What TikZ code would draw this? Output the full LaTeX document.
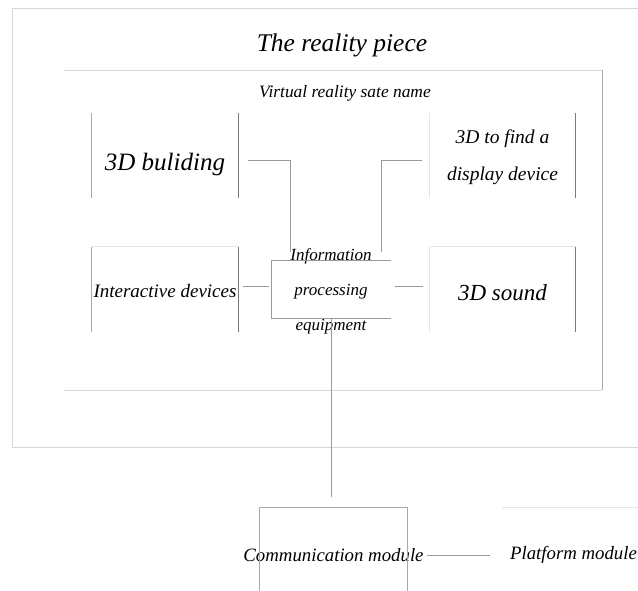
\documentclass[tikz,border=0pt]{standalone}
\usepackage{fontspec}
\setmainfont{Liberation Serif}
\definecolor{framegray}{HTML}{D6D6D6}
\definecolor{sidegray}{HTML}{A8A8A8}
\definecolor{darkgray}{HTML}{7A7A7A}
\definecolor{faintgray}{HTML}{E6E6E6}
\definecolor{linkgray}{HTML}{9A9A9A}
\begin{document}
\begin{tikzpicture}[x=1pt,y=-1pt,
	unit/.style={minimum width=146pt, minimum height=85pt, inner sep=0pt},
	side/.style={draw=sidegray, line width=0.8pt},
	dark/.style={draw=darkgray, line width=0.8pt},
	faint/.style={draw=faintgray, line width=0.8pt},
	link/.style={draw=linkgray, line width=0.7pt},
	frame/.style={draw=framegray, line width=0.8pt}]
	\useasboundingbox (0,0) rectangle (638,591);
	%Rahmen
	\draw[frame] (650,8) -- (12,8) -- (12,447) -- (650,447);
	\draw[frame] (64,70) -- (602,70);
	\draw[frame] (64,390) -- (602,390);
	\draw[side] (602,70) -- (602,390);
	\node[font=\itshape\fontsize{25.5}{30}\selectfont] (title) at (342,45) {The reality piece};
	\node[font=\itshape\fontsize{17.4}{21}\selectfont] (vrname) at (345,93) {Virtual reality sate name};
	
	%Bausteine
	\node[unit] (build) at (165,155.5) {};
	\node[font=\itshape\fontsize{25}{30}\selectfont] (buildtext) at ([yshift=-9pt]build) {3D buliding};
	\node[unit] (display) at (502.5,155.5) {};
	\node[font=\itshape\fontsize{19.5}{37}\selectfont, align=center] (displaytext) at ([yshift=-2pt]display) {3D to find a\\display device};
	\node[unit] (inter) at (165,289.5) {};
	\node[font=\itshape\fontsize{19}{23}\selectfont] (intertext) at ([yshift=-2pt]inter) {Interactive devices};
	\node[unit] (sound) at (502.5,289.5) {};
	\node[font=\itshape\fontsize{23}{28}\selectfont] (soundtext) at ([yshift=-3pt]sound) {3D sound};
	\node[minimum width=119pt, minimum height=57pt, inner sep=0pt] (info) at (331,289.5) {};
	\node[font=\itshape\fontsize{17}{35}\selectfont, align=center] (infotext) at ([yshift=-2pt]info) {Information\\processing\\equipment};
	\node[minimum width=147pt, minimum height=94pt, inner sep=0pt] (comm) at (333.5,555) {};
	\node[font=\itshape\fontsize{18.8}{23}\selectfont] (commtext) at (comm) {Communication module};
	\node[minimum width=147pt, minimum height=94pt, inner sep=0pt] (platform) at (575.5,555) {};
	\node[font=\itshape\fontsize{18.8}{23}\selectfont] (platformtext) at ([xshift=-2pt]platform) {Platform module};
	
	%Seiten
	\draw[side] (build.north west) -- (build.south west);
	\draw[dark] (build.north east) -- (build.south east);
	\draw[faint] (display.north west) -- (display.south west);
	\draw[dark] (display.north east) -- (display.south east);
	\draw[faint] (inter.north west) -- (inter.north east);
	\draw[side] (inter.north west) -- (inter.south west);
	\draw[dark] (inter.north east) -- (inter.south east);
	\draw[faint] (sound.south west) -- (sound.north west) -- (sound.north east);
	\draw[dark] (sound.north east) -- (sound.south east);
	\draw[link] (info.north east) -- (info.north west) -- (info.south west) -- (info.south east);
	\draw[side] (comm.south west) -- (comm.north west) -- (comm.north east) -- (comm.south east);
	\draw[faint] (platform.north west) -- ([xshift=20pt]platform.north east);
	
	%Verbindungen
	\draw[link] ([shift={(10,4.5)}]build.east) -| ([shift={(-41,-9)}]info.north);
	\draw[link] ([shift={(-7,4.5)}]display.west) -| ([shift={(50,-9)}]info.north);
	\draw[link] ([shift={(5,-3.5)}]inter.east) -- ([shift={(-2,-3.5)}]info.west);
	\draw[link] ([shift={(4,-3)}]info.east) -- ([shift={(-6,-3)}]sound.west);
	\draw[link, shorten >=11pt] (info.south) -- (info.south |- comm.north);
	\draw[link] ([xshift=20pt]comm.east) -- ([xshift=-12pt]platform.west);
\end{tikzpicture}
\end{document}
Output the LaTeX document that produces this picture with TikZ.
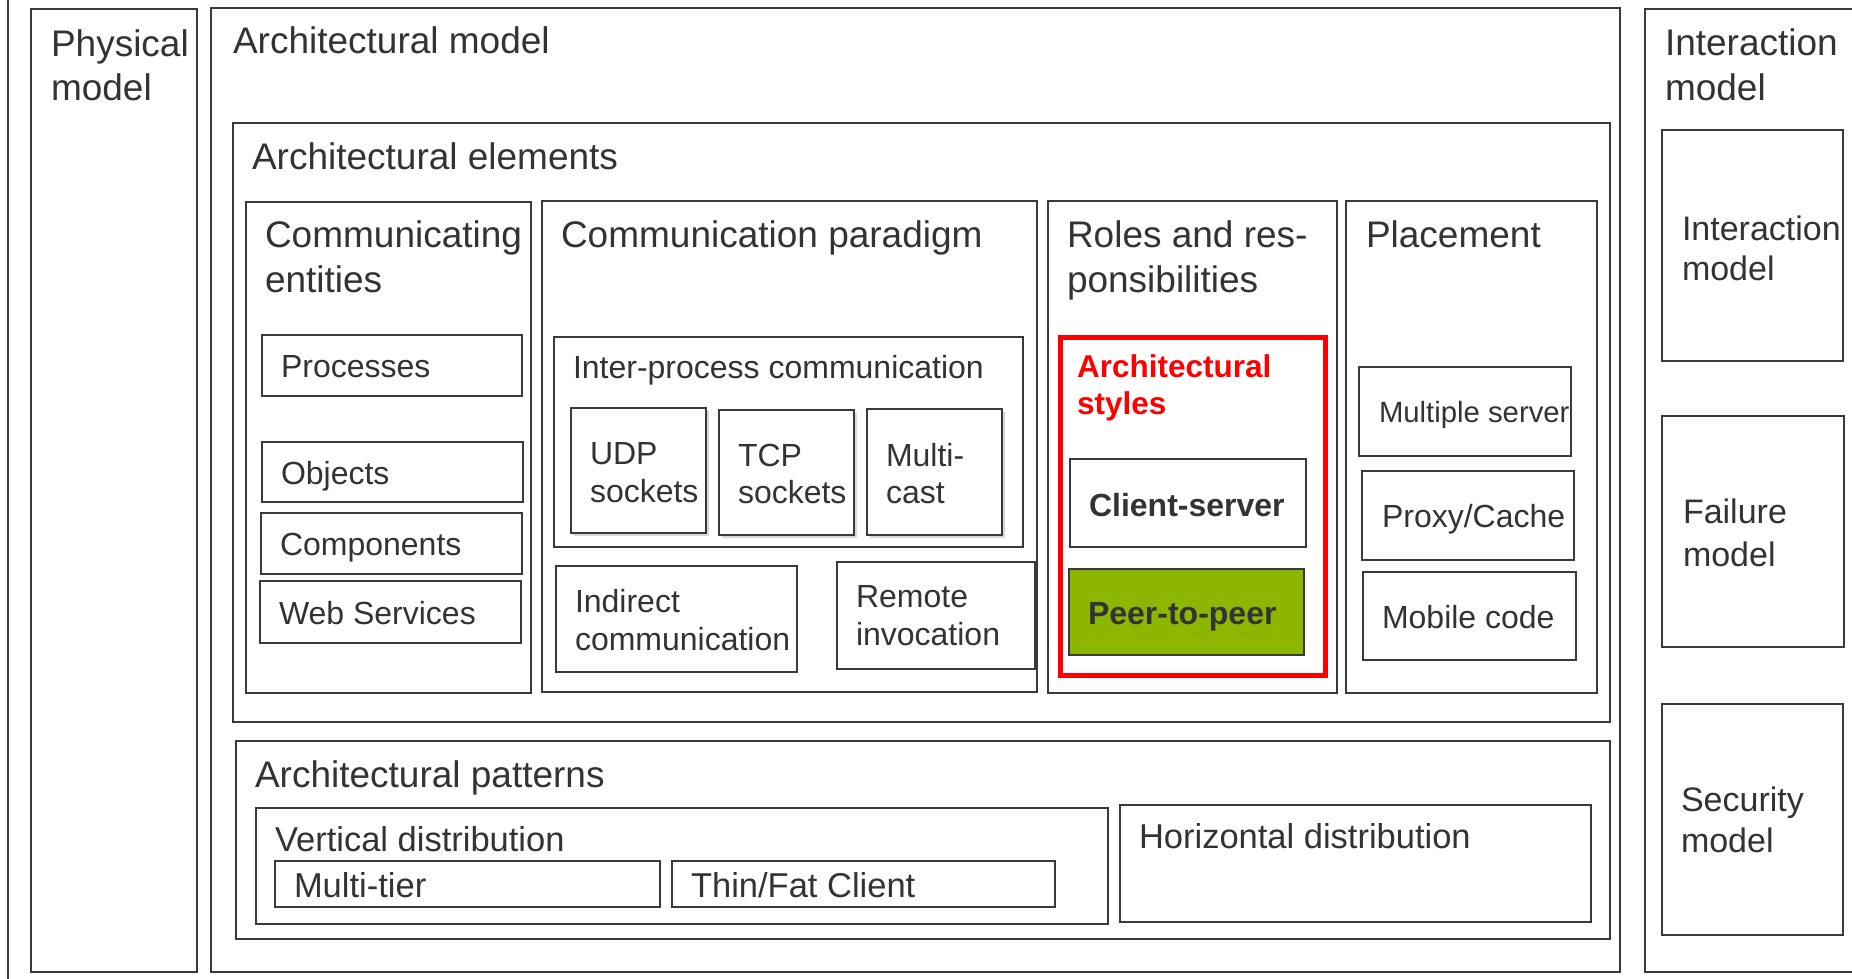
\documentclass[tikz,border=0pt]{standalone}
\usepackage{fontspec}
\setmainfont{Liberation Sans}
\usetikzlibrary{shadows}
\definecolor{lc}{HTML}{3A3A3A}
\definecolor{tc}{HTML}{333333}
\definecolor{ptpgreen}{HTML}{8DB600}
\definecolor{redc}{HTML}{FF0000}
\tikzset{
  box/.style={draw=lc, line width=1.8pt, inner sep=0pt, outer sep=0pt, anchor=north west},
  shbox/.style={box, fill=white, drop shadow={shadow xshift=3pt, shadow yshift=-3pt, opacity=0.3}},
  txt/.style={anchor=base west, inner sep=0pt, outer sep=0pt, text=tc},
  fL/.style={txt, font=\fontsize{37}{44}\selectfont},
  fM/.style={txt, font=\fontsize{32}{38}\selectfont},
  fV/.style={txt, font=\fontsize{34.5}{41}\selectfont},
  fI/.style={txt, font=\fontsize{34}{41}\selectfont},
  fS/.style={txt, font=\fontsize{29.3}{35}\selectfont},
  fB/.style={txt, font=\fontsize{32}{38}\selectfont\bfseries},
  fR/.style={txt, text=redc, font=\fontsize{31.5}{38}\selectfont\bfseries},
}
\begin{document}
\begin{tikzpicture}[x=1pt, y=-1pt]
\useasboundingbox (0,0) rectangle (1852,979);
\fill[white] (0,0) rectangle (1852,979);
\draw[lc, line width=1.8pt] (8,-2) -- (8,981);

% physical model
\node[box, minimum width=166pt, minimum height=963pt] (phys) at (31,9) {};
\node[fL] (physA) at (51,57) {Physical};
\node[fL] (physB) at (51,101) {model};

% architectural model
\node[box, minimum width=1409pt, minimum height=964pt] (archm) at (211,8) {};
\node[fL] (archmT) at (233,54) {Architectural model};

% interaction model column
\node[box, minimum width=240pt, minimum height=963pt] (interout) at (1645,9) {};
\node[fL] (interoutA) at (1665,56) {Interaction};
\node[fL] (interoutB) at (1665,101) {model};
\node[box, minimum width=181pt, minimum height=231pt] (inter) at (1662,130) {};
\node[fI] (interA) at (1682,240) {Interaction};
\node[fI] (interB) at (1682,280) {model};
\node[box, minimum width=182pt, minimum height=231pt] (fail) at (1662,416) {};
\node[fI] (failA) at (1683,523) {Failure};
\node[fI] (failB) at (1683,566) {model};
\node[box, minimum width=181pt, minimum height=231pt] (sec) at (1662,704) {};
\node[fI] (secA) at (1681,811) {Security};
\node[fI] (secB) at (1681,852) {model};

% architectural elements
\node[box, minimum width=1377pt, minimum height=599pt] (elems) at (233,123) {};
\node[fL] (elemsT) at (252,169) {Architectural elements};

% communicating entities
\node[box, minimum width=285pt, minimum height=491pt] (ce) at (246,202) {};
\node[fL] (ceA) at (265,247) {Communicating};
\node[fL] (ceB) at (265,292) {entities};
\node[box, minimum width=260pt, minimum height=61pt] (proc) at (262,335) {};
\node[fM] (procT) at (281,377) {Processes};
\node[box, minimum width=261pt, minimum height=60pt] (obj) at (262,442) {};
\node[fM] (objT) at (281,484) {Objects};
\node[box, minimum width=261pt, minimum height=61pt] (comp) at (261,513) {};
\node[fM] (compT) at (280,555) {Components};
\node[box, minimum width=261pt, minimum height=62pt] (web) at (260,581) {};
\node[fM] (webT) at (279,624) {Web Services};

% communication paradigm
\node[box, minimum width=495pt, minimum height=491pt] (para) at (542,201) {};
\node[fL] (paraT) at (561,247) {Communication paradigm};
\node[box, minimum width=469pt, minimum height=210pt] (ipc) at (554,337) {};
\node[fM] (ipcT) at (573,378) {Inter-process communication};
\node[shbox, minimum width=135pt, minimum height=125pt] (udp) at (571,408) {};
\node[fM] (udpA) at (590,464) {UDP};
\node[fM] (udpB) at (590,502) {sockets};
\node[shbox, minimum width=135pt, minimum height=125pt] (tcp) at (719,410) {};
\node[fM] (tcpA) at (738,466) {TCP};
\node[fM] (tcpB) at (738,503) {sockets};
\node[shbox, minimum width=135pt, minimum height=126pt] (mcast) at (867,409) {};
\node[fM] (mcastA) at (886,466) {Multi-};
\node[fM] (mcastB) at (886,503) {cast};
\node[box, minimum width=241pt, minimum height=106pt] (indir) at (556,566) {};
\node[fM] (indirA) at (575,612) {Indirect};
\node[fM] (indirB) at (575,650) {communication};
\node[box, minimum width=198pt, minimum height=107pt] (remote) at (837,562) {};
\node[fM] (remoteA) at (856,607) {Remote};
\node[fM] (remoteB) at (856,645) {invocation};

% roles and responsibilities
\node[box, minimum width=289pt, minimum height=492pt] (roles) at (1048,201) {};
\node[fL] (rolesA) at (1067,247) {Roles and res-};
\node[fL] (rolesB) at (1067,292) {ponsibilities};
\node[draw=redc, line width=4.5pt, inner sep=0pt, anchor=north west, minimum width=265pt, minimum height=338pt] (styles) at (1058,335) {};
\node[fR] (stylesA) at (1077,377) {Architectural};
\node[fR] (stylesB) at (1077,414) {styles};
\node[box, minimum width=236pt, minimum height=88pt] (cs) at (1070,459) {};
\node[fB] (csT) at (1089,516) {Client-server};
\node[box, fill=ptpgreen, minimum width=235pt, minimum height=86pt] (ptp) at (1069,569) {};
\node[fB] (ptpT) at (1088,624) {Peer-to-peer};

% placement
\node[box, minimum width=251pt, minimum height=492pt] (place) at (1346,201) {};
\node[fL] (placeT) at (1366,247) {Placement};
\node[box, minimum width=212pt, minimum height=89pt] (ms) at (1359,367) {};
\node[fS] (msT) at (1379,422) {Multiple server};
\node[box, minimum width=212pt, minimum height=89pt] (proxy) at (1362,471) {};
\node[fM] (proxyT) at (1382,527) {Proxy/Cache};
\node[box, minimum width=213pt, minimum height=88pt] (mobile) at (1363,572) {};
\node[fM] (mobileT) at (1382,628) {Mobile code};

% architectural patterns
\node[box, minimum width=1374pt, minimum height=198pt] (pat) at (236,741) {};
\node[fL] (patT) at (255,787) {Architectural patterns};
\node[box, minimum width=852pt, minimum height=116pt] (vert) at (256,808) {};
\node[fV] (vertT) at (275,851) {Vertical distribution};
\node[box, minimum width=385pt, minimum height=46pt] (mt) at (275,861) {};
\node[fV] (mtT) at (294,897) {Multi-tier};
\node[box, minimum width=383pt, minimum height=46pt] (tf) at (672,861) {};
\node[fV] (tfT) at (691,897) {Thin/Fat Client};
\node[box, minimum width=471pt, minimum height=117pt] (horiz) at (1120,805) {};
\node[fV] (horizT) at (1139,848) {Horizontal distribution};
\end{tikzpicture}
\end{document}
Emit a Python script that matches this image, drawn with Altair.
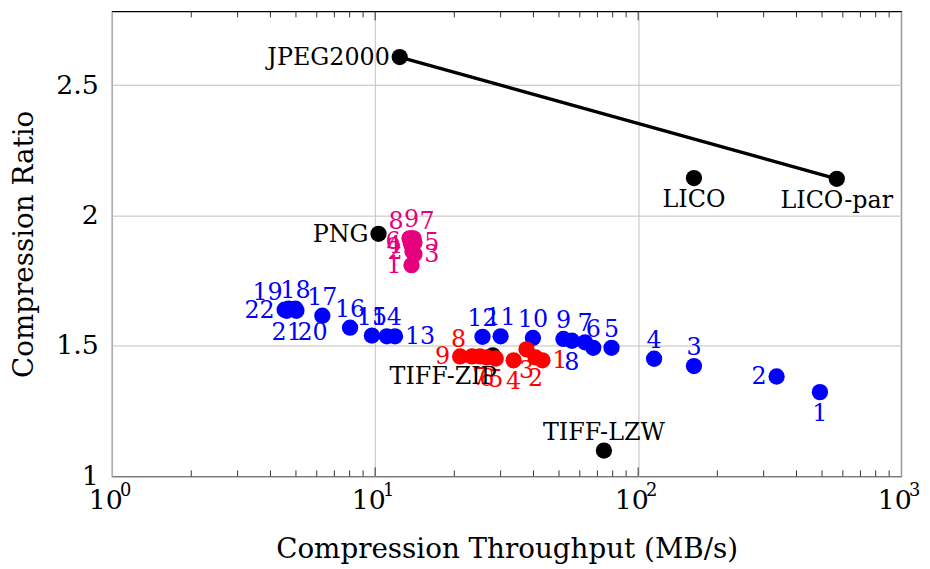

[Short exercise]: Without the pictures, please reproduce each line of the listing above exactly, from the first one through the line bearing "(vrname) at (345,93)".

[Finished answer]:
What TikZ code would draw this? Output the full LaTeX document.
\documentclass[tikz,border=0pt]{standalone}
\usepackage{fontspec}
\setmainfont{Liberation Serif}
\definecolor{framegray}{HTML}{D6D6D6}
\definecolor{sidegray}{HTML}{A8A8A8}
\definecolor{darkgray}{HTML}{7A7A7A}
\definecolor{faintgray}{HTML}{E6E6E6}
\definecolor{linkgray}{HTML}{9A9A9A}
\begin{document}
\begin{tikzpicture}[x=1pt,y=-1pt,
	unit/.style={minimum width=146pt, minimum height=85pt, inner sep=0pt},
	side/.style={draw=sidegray, line width=0.8pt},
	dark/.style={draw=darkgray, line width=0.8pt},
	faint/.style={draw=faintgray, line width=0.8pt},
	link/.style={draw=linkgray, line width=0.7pt},
	frame/.style={draw=framegray, line width=0.8pt}]
	\useasboundingbox (0,0) rectangle (638,591);
	%Rahmen
	\draw[frame] (650,8) -- (12,8) -- (12,447) -- (650,447);
	\draw[frame] (64,70) -- (602,70);
	\draw[frame] (64,390) -- (602,390);
	\draw[side] (602,70) -- (602,390);
	\node[font=\itshape\fontsize{25.5}{30}\selectfont] (title) at (342,45) {The reality piece};
	\node[font=\itshape\fontsize{17.4}{21}\selectfont] (vrname) at (345,93) {Virtual reality sate name};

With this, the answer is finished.